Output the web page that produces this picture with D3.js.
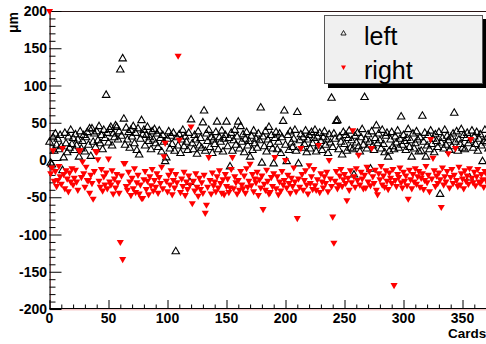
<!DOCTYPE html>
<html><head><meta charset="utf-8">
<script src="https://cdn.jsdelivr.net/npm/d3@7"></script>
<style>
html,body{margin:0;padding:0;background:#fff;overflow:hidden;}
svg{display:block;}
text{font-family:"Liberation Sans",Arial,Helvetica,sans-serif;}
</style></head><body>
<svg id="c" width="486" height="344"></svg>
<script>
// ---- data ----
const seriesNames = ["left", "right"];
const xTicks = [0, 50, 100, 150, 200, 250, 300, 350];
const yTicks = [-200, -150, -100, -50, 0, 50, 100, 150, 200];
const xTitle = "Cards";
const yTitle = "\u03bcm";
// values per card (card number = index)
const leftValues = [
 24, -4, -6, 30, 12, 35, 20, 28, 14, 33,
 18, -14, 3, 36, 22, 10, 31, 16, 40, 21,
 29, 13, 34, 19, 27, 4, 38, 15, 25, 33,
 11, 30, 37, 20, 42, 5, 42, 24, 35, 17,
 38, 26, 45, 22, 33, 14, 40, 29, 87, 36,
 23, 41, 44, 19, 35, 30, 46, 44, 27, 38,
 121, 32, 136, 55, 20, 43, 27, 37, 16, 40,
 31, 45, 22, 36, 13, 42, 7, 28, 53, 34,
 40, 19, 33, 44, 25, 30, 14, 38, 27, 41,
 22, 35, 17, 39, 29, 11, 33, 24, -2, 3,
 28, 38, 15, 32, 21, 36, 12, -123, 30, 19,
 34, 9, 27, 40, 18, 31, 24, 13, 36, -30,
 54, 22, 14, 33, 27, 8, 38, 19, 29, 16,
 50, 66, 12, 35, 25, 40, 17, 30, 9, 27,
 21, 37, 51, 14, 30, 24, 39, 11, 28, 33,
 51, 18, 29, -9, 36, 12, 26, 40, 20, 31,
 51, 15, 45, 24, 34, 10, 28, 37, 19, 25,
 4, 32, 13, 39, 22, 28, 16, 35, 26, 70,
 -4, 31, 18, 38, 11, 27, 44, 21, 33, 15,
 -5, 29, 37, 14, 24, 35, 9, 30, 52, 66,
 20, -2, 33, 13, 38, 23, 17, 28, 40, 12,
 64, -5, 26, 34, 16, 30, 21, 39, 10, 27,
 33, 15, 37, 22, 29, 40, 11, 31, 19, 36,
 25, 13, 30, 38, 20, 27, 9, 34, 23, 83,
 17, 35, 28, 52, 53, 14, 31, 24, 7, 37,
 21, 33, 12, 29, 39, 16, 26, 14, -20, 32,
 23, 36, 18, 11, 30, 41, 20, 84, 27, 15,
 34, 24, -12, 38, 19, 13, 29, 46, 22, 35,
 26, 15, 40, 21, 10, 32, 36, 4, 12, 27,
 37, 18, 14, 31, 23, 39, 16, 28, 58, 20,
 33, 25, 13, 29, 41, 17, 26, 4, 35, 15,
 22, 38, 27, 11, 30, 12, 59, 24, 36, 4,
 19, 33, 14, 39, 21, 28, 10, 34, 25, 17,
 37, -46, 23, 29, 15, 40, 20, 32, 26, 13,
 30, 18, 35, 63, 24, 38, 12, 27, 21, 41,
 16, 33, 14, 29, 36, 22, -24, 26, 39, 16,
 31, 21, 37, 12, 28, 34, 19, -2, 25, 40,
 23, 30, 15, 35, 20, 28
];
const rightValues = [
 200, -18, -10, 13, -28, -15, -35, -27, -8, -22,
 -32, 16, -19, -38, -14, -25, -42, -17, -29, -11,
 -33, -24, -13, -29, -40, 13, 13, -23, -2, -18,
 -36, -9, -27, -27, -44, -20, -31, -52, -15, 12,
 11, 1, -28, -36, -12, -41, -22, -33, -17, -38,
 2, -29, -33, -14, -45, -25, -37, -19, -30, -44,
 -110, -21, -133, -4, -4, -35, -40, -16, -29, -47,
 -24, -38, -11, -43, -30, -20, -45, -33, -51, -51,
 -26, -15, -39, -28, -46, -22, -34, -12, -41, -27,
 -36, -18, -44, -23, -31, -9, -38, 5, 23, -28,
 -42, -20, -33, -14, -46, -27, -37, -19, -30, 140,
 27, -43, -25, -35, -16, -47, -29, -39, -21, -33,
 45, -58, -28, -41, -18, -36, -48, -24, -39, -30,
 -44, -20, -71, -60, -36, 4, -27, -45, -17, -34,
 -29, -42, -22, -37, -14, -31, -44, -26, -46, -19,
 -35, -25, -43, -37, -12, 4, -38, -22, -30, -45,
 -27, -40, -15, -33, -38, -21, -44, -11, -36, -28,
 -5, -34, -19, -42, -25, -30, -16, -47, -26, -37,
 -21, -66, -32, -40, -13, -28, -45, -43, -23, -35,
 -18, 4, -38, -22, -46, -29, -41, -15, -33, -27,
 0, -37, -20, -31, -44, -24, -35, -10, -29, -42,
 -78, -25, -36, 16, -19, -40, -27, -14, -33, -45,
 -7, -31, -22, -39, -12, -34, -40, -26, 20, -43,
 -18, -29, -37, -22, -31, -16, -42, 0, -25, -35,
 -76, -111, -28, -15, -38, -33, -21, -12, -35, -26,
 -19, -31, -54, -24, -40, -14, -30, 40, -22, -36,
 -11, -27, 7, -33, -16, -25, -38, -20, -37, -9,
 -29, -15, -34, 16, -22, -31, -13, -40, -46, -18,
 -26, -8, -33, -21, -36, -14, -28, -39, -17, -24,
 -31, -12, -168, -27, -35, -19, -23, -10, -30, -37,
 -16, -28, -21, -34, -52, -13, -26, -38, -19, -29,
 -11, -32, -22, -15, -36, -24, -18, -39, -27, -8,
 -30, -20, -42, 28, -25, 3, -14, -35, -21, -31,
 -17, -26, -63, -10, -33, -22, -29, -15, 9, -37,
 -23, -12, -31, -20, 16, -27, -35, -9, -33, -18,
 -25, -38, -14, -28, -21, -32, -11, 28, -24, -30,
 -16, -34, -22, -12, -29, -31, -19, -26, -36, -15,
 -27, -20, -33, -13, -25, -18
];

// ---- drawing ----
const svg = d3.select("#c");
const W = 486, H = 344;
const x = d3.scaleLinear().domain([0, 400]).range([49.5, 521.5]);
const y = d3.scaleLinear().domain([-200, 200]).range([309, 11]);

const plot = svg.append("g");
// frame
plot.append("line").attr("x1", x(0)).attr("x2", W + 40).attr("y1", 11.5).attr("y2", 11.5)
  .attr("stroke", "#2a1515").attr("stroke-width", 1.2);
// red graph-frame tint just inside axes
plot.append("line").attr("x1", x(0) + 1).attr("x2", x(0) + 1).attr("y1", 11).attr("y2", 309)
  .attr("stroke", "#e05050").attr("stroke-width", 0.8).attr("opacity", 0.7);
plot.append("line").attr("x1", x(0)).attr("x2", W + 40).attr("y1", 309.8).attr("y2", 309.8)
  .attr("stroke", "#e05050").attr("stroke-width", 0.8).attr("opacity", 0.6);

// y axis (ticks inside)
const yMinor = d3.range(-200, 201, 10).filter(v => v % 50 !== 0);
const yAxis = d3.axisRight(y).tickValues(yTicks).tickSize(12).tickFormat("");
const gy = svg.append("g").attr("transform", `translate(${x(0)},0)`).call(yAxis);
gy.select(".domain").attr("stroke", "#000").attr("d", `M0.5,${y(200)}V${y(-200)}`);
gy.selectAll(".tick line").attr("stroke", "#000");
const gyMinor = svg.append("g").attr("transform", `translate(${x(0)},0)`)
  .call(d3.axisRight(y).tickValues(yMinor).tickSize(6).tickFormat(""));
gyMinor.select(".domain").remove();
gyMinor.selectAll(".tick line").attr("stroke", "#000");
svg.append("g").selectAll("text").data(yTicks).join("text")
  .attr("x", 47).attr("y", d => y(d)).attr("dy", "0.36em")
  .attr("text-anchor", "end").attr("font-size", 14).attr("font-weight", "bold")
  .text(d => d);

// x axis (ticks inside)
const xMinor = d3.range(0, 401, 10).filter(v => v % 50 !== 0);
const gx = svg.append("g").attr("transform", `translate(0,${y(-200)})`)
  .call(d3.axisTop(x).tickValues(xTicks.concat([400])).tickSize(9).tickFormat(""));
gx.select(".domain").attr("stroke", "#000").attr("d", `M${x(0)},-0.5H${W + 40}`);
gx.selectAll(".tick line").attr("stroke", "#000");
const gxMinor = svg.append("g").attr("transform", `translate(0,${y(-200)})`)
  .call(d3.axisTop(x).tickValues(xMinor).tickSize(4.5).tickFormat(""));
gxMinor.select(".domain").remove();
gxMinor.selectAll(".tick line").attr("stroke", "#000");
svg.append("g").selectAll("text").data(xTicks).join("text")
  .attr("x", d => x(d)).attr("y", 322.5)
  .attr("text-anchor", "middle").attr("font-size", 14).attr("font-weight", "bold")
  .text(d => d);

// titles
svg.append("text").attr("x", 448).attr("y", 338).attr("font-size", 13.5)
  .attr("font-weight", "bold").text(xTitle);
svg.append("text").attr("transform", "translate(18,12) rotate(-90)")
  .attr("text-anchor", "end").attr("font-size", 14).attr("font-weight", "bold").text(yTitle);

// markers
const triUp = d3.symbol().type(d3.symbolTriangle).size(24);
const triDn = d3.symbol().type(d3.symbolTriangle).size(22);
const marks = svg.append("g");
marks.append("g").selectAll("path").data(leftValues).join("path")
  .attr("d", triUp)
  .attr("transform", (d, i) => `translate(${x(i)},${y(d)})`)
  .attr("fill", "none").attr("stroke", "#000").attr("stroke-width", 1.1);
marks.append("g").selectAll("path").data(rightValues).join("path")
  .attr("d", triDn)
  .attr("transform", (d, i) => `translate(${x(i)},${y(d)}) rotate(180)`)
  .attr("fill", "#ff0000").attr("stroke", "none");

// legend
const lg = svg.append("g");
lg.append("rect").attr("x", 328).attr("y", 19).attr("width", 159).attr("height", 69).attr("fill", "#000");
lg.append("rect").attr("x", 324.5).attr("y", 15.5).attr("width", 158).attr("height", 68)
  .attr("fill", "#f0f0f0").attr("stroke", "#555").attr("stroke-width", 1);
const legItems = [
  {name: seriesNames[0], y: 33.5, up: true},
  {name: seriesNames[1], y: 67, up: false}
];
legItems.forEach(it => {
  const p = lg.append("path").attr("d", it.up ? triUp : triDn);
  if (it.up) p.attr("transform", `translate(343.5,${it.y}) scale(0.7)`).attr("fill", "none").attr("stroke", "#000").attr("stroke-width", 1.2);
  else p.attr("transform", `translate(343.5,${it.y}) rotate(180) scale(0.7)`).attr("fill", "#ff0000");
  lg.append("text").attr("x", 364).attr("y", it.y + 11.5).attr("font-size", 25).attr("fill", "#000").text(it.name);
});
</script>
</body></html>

────────────────────

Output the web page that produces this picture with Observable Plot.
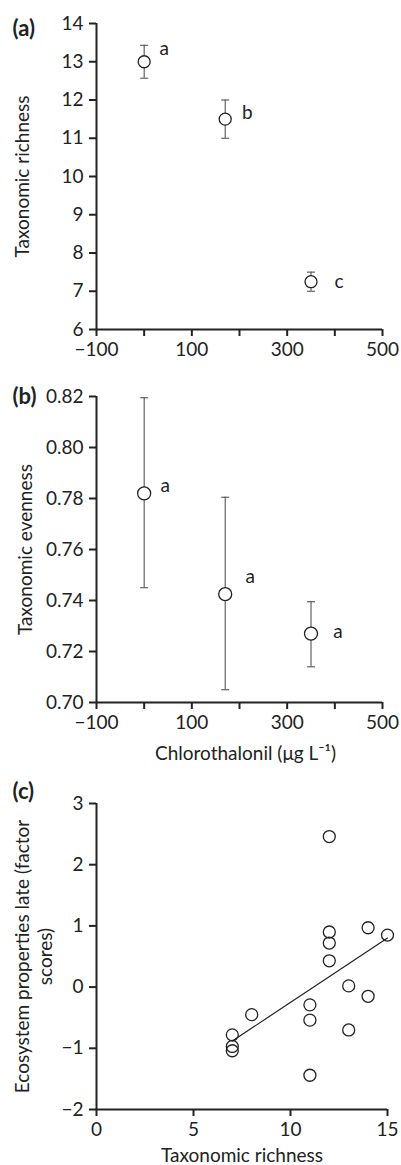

────────────────────

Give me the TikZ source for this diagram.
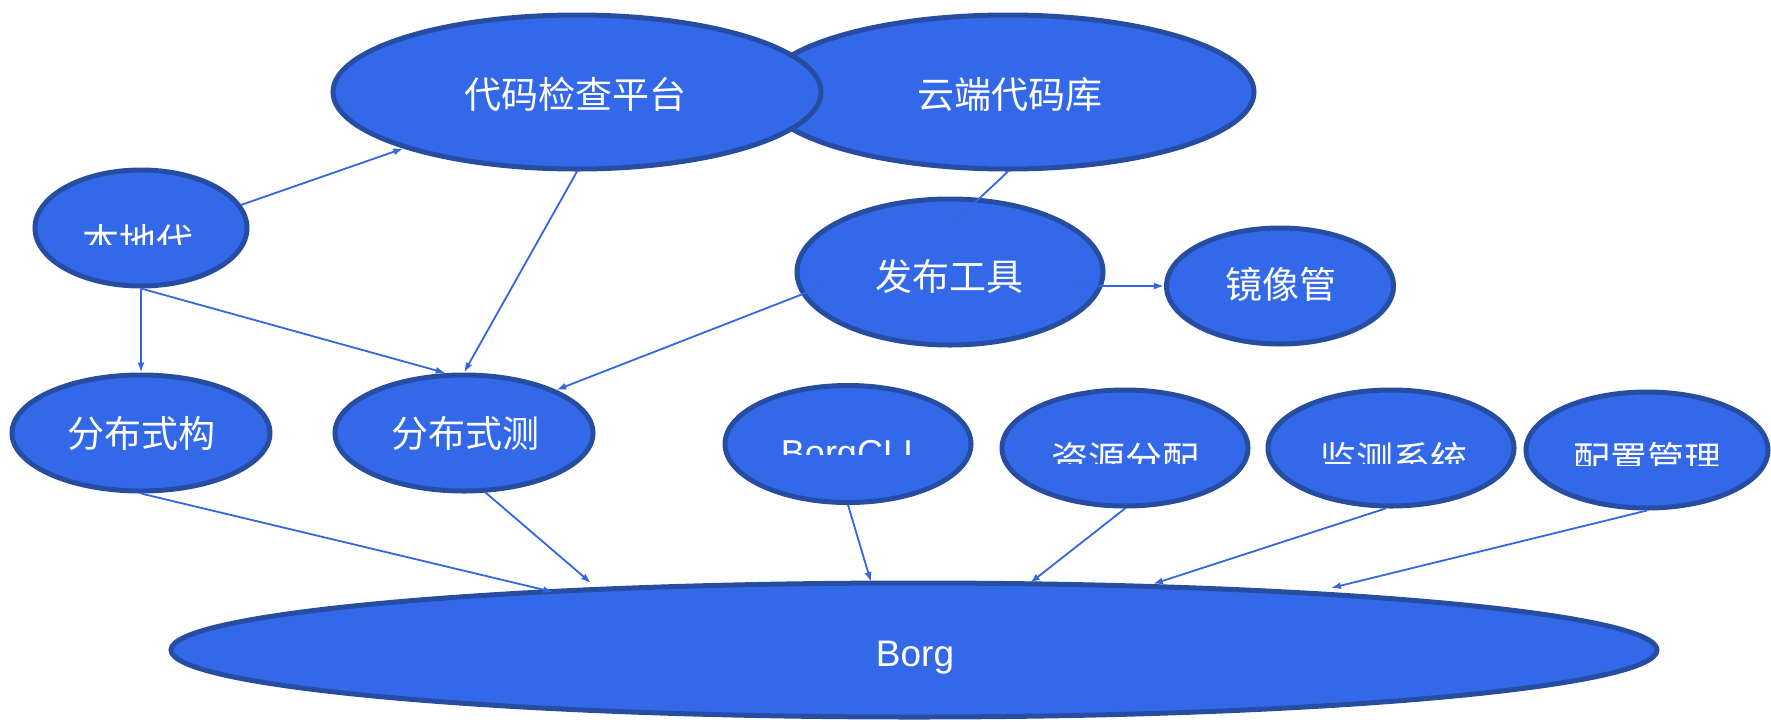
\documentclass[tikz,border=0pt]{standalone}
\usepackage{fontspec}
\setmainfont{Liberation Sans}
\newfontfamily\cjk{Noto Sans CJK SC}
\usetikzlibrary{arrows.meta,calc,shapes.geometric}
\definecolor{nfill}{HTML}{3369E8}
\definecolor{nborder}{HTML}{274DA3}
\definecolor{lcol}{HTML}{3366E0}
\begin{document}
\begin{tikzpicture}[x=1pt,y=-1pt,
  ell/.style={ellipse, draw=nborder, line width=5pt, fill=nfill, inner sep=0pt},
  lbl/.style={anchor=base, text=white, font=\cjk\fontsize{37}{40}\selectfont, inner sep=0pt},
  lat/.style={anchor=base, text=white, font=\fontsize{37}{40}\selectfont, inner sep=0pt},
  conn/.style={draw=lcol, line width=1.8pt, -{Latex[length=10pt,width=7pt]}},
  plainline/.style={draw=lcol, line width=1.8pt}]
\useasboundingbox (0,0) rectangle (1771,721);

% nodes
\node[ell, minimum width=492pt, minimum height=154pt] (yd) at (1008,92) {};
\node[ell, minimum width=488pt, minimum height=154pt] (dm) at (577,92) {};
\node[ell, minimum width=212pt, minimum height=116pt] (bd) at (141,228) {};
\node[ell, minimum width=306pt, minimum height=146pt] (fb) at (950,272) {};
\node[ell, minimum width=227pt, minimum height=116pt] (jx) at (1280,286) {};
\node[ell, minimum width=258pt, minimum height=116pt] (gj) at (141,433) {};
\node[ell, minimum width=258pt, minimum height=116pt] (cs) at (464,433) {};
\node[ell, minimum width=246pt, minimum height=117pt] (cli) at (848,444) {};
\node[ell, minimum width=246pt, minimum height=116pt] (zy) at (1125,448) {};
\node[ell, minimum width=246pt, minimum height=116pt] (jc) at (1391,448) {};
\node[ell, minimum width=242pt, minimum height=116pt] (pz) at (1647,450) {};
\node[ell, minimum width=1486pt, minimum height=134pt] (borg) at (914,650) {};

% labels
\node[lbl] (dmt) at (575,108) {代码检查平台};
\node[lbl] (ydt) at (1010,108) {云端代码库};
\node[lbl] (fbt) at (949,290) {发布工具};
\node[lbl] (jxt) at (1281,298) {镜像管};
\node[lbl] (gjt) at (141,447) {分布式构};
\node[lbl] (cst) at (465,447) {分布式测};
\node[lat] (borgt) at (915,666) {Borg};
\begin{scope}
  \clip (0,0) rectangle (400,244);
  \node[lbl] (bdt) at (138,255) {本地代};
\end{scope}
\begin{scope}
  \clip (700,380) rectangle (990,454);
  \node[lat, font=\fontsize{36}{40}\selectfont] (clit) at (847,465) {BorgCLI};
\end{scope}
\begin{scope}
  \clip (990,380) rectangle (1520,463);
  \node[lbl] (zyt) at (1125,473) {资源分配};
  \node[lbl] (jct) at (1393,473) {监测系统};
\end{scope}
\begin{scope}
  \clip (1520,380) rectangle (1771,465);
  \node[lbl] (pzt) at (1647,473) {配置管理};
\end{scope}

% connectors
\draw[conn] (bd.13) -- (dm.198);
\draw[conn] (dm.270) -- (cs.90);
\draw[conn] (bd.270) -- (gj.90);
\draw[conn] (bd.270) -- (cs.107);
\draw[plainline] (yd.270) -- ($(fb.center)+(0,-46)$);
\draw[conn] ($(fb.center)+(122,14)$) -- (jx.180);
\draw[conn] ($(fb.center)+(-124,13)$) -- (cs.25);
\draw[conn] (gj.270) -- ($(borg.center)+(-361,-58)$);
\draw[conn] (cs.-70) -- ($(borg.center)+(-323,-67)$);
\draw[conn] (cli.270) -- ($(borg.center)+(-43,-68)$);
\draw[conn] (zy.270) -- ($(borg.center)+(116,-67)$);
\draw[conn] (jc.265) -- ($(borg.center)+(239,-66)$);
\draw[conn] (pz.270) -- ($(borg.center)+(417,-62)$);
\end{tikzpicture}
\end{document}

────────────────────

Give again, exactly as written, only the lines that start at the one with "Give me the TikZ source for this diagram." and end at the one with "minimum width=1486pt, minimum", both included. Skip any pictures.

Give me the TikZ source for this diagram.
\documentclass[tikz,border=0pt]{standalone}
\usepackage{fontspec}
\setmainfont{Liberation Sans}
\newfontfamily\cjk{Noto Sans CJK SC}
\usetikzlibrary{arrows.meta,calc,shapes.geometric}
\definecolor{nfill}{HTML}{3369E8}
\definecolor{nborder}{HTML}{274DA3}
\definecolor{lcol}{HTML}{3366E0}
\begin{document}
\begin{tikzpicture}[x=1pt,y=-1pt,
  ell/.style={ellipse, draw=nborder, line width=5pt, fill=nfill, inner sep=0pt},
  lbl/.style={anchor=base, text=white, font=\cjk\fontsize{37}{40}\selectfont, inner sep=0pt},
  lat/.style={anchor=base, text=white, font=\fontsize{37}{40}\selectfont, inner sep=0pt},
  conn/.style={draw=lcol, line width=1.8pt, -{Latex[length=10pt,width=7pt]}},
  plainline/.style={draw=lcol, line width=1.8pt}]
\useasboundingbox (0,0) rectangle (1771,721);

% nodes
\node[ell, minimum width=492pt, minimum height=154pt] (yd) at (1008,92) {};
\node[ell, minimum width=488pt, minimum height=154pt] (dm) at (577,92) {};
\node[ell, minimum width=212pt, minimum height=116pt] (bd) at (141,228) {};
\node[ell, minimum width=306pt, minimum height=146pt] (fb) at (950,272) {};
\node[ell, minimum width=227pt, minimum height=116pt] (jx) at (1280,286) {};
\node[ell, minimum width=258pt, minimum height=116pt] (gj) at (141,433) {};
\node[ell, minimum width=258pt, minimum height=116pt] (cs) at (464,433) {};
\node[ell, minimum width=246pt, minimum height=117pt] (cli) at (848,444) {};
\node[ell, minimum width=246pt, minimum height=116pt] (zy) at (1125,448) {};
\node[ell, minimum width=246pt, minimum height=116pt] (jc) at (1391,448) {};
\node[ell, minimum width=242pt, minimum height=116pt] (pz) at (1647,450) {};
\node[ell, minimum width=1486pt, minimum height=134pt] (borg) at (914,650) {};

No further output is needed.